Carne [18/05/2011]
Avevo circa quindici anni, la prima volta che ho preso una lametta in mano, e forse diciassette l’ultima. Due volte in tutta la vita. Niente di anormale. Forme depressive adolescenziali, immagino. Un senso di assenza di sbocchi e di impotenza. Un senso di assenza di prospettive e di vita.
A volte quello smarrimento mi capita ancora, quando sbocchi pare che non ce ne siano.
Ma senza lamette.
Allora a undici anni certe volte la notte immaginavo mondi astratti e contatti puramente spirituali, e a quindici scrivevo di gabbie e vetri o muri soffocanti nella testa.
Non che non ci creda tuttora, nei contatti spirituali. Anzi.
Ma passano attraverso il corpo e i sensi. Come il magma, come il sangue.
L’acqua fresca del mare piatto attorno alle caviglie. Un papavero rosso, aperto, accanto al muretto. Un cane bianco alto come un cavallo accucciato accanto ai piedi. Il mio uomo nel mio letto a tenermi al caldo l’anima.
Lo sai dopo, ogni volta, che cosa mi ha fermata? Vedere la lametta avvicinarsi e la vena azzurra pulsare sotto la pelle bianca e morbida del polso. Il sangue scorreva, scorreva, sotto la pelle.
Il corpo mi ha salvata spesso. Scoprire la mia presenza nell’identità con il mio corpo. Sentire come è fatto. Abbracciarmi le spalle e sentirle solide e lisce. Il seno e la pancia sotto l’ombelico, dove fa un incavo fra le creste iliache. Mentre la gatta si alliscia da sé il pelo.
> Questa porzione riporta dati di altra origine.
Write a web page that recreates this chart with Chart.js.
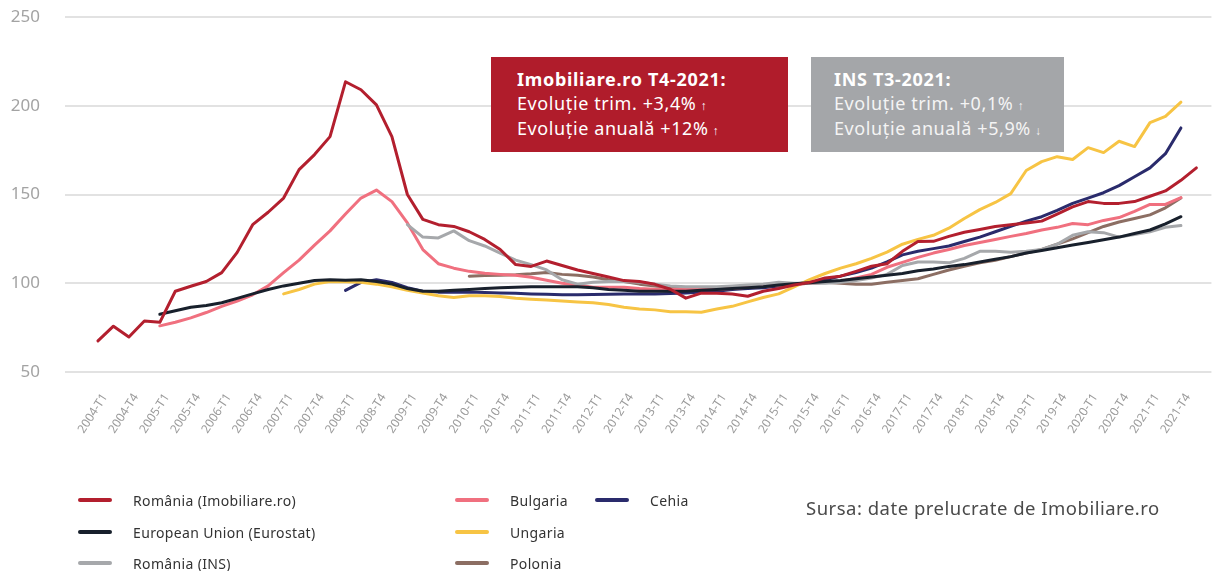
<!DOCTYPE html>
<html lang="ro">
<head>
<meta charset="utf-8">
<title>Evoluția prețurilor locuințelor</title>
<script src="https://cdn.jsdelivr.net/npm/chart.js@4.4.1/dist/chart.umd.min.js"></script>
<style>
  html, body { margin: 0; padding: 0; background: #fff; }
  body { width: 1212px; height: 571px; position: relative; overflow: hidden; font-family: "Noto Sans", sans-serif; }
  #chart-wrap { position: absolute; left: 0; top: 0; width: 1212px; height: 470px; }
  .box { position: absolute; top: 57px; height: 95px; box-sizing: border-box; padding-top: 11px; color: #fff; font-size: 18px; letter-spacing: 0.6px; line-height: 23.5px; white-space: nowrap; }
  .box b { font-weight: 700; letter-spacing: 0.7px; }
  .box .arr { font-size: 12px; margin-left: 4px; }
  .box-red { left: 491px; width: 297px; padding-left: 26px; background: #b01c2b; }
  .box-gray { left: 811px; width: 253px; padding-left: 23px; background: #a4a6a9; color: #f4f4f4; }
  .box-gray b { color: #fff; }
  #legend { position: absolute; left: 0; top: 0; width: 1212px; height: 571px; pointer-events: none; }
  #legend .item { position: absolute; height: 20px; display: flex; align-items: center; }
  #legend .swatch { display: inline-block; width: 34px; height: 4px; border-radius: 2px; margin-right: 21px; }
  #legend .label { font-size: 14px; letter-spacing: 0.35px; color: #333; white-space: nowrap; }
  #source { position: absolute; left: 806px; top: 495px; font-size: 18.5px; letter-spacing: 0.5px; color: #4a4a4a; white-space: nowrap; }
</style>
</head>
<body>
<div id="chart-wrap"><canvas id="chart"></canvas></div>

<div class="box box-red">
  <b>Imobiliare.ro T4-2021:</b><br>
  Evoluție trim. +3,4%<span class="arr">↑</span><br>
  Evoluție anuală +12%<span class="arr">↑</span>
</div>
<div class="box box-gray">
  <b>INS T3-2021:</b><br>
  Evoluție trim. +0,1%<span class="arr">↑</span><br>
  Evoluție anuală +5,9%<span class="arr">↓</span>
</div>

<div id="legend"></div>
<div id="source">Sursa: date prelucrate de Imobiliare.ro</div>

<script>
// one value per quarter, 2004-T1 ... 2021-T4 (72 quarters)
const tickLabels = [
  '2004-T1', '2004-T4', '2005-T1', '2005-T4', '2006-T1', '2006-T4',
  '2007-T1', '2007-T4', '2008-T1', '2008-T4', '2009-T1', '2009-T4',
  '2010-T1', '2010-T4', '2011-T1', '2011-T4', '2012-T1', '2012-T4',
  '2013-T1', '2013-T4', '2014-T1', '2014-T4', '2015-T1', '2015-T4',
  '2016-T1', '2016-T4', '2017-T1', '2017-T4', '2018-T1', '2018-T4',
  '2019-T1', '2019-T4', '2020-T1', '2020-T4', '2021-T1', '2021-T4'
]

const romaniaImobiliare = [
  67.5, 75.8, 69.7, 78.7, 78, 95.5, 98.3, 101, 106, 117.4, 133, 140,
  148, 164, 172.5, 182.6, 213.5, 209, 200.5, 182.6, 150, 136, 133, 132,
  129, 124.7, 119, 110.5, 109.5, 112.5, 110, 107.5, 105.5, 103.5, 101.5, 101,
  99.4, 96.6, 91.6, 94.4, 94.4, 94, 92.7, 95.5, 97, 99, 100.5, 103,
  104, 106.7, 109.6, 111, 118, 123.5, 123.6, 126.4, 128.7, 130.3, 132, 133,
  134, 135, 139, 143, 146, 145, 145, 146, 149, 152, 158, 165
]

const europeanUnion = [
  null, null, null, null, 82.5, 84.5, 86.5, 87.5, 89, 91.5, 94, 96.5,
  98.5, 100, 101.5, 102, 101.7, 102, 101, 99.5, 97, 95.5, 95.5, 96,
  96.5, 97, 97.5, 97.8, 98, 98, 98, 98, 97.5, 96.5, 96, 95.5,
  95.5, 95.5, 95.5, 96, 96.5, 97, 97.5, 98, 99, 99.7, 100.3, 101,
  101.5, 102.5, 103.5, 104.5, 105.5, 107, 108, 109.5, 110.5, 112, 113.5, 115,
  117, 118.5, 120, 121.5, 123, 124.5, 126, 128, 130, 133.5, 137.5, null
]

const romaniaINS = [
  null, null, null, null, null, null, null, null, null, null, null, null,
  null, null, null, null, null, null, null, null, 133, 126, 125.5, 129.5,
  124, 121, 117, 113, 110.5, 107.5, 102, 99.5, 100.5, 101, 101, 100.5,
  99.5, 98.5, 98, 98, 98, 98.5, 99, 99.5, 100.5, 100, 100, 100,
  100.5, 101.5, 103, 105, 110, 112, 112, 111.5, 114, 118, 118, 117.5,
  118, 119, 122, 127, 129, 128.5, 126, 127.5, 129, 131.5, 132.5, null
]

const bulgaria = [
  null, null, null, null, 76, 78, 80.5, 83.5, 87, 90, 93.5, 98.5,
  106, 113, 121.5, 129.5, 139, 148, 152.5, 146, 134, 119, 111, 108.5,
  106.7, 105.6, 105, 104.5, 103.4, 101.7, 100, 99, 97.8, 97.8, 97.8, 97,
  96.6, 96.6, 96.6, 96.6, 96.6, 97, 97.8, 98.3, 99, 99.4, 100, 100.5,
  101, 103, 105, 109, 111.8, 114.6, 117, 119, 121.3, 123, 124.7, 126.4,
  128, 130, 131.5, 133.7, 133, 135.4, 137, 140.5, 144.4, 144.4, 148.3, null
]

const ungaria = [
  null, null, null, null, null, null, null, null, null, null, null, null,
  94, 96.5, 99.5, 101, 100.8, 100.5, 99.5, 98, 96, 94.5, 93, 92,
  93, 93, 92.5, 91.5, 91, 90.5, 90, 89.5, 89, 88, 86.5, 85.5,
  85, 84, 84, 83.7, 85.5, 87, 89.5, 92, 94, 98, 102, 105.5,
  108.5, 111, 114, 117.5, 122, 124.7, 127, 131, 136.5, 141.5, 145.5, 150.5,
  163.5, 168.5, 171.3, 169.7, 176.4, 173.6, 180, 177, 190.5, 194, 202, null
]

const polonia = [
  null, null, null, null, null, null, null, null, null, null, null, null,
  null, null, null, null, null, null, null, null, null, null, null, null,
  104, 104.3, 104.5, 104.8, 105.3, 106, 105, 104.5, 103.5, 102, 101, 99.5,
  98.5, 97.5, 97, 97, 97, 97.5, 98, 98.5, 99, 99.5, 100, 100.5,
  100, 99.5, 99.5, 100.5, 101.5, 102.5, 105, 107.5, 109.5, 111.5, 113, 115,
  117, 119, 122, 125, 128.5, 132, 134.5, 136.5, 138.5, 142.5, 148, null
]

const cehia = [
  null, null, null, null, null, null, null, null, null, null, null, null,
  null, null, null, null, 96, 100.5, 102, 100.5, 97.5, 95.5, 95, 95,
  95, 94.8, 94.5, 94.3, 94, 93.8, 93.5, 93.5, 93.6, 93.8, 94, 94,
  94, 94.2, 94.5, 95, 95.5, 96.5, 97, 97.5, 98.5, 99.5, 100.5, 102,
  104, 106, 108.5, 112, 116, 118, 119.5, 121, 123.5, 126, 129, 132,
  135, 137.5, 141, 145, 148, 151, 155, 160, 165, 173, 187.5, null
]

// legend grid: [column, row] for each dataset, in dataset order
const legendCols = [78, 455, 595]
const legendRows = [490, 522, 553]
const legendSlots = [[0, 0], [0, 1], [0, 2], [1, 0], [1, 1], [1, 2], [2, 0]]

const toPoints = values => values.map((v, i) => ({ x: i, y: v }))

const series = [
  { label: 'România (Imobiliare.ro)', values: romaniaImobiliare, color: '#b31f2e' },
  { label: 'European Union (Eurostat)', values: europeanUnion, color: '#18202c' },
  { label: 'România (INS)', values: romaniaINS, color: '#a6a8ab' },
  { label: 'Bulgaria', values: bulgaria, color: '#f0707f' },
  { label: 'Ungaria', values: ungaria, color: '#f7c444' },
  { label: 'Polonia', values: polonia, color: '#8c6e63' },
  { label: 'Cehia', values: cehia, color: '#2a2b6c' }
]

const htmlLegend = {
  id: 'htmlLegend',
  afterUpdate(chart) {
    const box = document.getElementById('legend')
    box.innerHTML = ''
    chart.data.datasets.forEach((ds, i) => {
      const [col, row] = legendSlots[i]
      const item = document.createElement('div')
      item.className = 'item'
      item.style.left = legendCols[col] + 'px'
      item.style.top = legendRows[row] + 'px'
      item.innerHTML = `<span class="swatch" style="background:${ds.borderColor}"></span><span class="label">${ds.label}</span>`
      box.appendChild(item)
    })
  }
}

new Chart(document.getElementById('chart'), {
  type: 'line',
  data: {
    datasets: series.map(s => ({
      label: s.label,
      data: toPoints(s.values),
      borderColor: s.color,
      backgroundColor: s.color,
      borderWidth: 3,
      pointRadius: 0,
      tension: 0,
      borderJoinStyle: 'round',
      borderCapStyle: 'round'
    }))
  },
  options: {
    responsive: true,
    maintainAspectRatio: false,
    animation: false,
    layout: { padding: { top: 17, right: 0, bottom: 0, left: 0 } },
    plugins: {
      legend: { display: false },
      tooltip: { enabled: false }
    },
    scales: {
      x: {
        type: 'linear',
        min: -2.13,
        max: 71.97,
        grid: { display: false, drawTicks: false },
        border: { display: false },
        afterBuildTicks: scale => {
          scale.ticks = tickLabels.map((_, k) => ({ value: k * 2 }))
        },
        afterFit: scale => { scale.height = 98 },
        ticks: {
          autoSkip: false,
          maxRotation: 57,
          minRotation: 57,
          padding: 19,
          labelOffset: 7,
          color: '#9b9b9b',
          font: { family: 'Noto Sans', size: 12 },
          callback: (value, index) => tickLabels[index]
        }
      },
      y: {
        min: 50,
        max: 250,
        // tick marks kept invisible; their length sets the label gap
        grid: { color: '#e2e2e2', lineWidth: 2, drawTicks: true, tickLength: 25, tickColor: 'rgba(0,0,0,0)' },
        border: { display: false },
        afterFit: scale => { scale.width = 65 },
        ticks: {
          stepSize: 50,
          padding: 0,
          color: '#a3a3a3',
          font: { family: 'Noto Sans', size: 17 }
        }
      }
    }
  },
  plugins: [htmlLegend]
})
</script>
</body>
</html>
A volte l’ho tradito, il mio corpo. A volte no.
Ho imparato dieci, quindici o vent’anni fa, per fare pace con me stessa, a farmi da me le carezze sulle guance.
Ogni tanto mi ritrovo a darmi i bacetti al braccio: mi piace la mia carne, è calda; la mia pelle è di seta; il mio odore è dolce.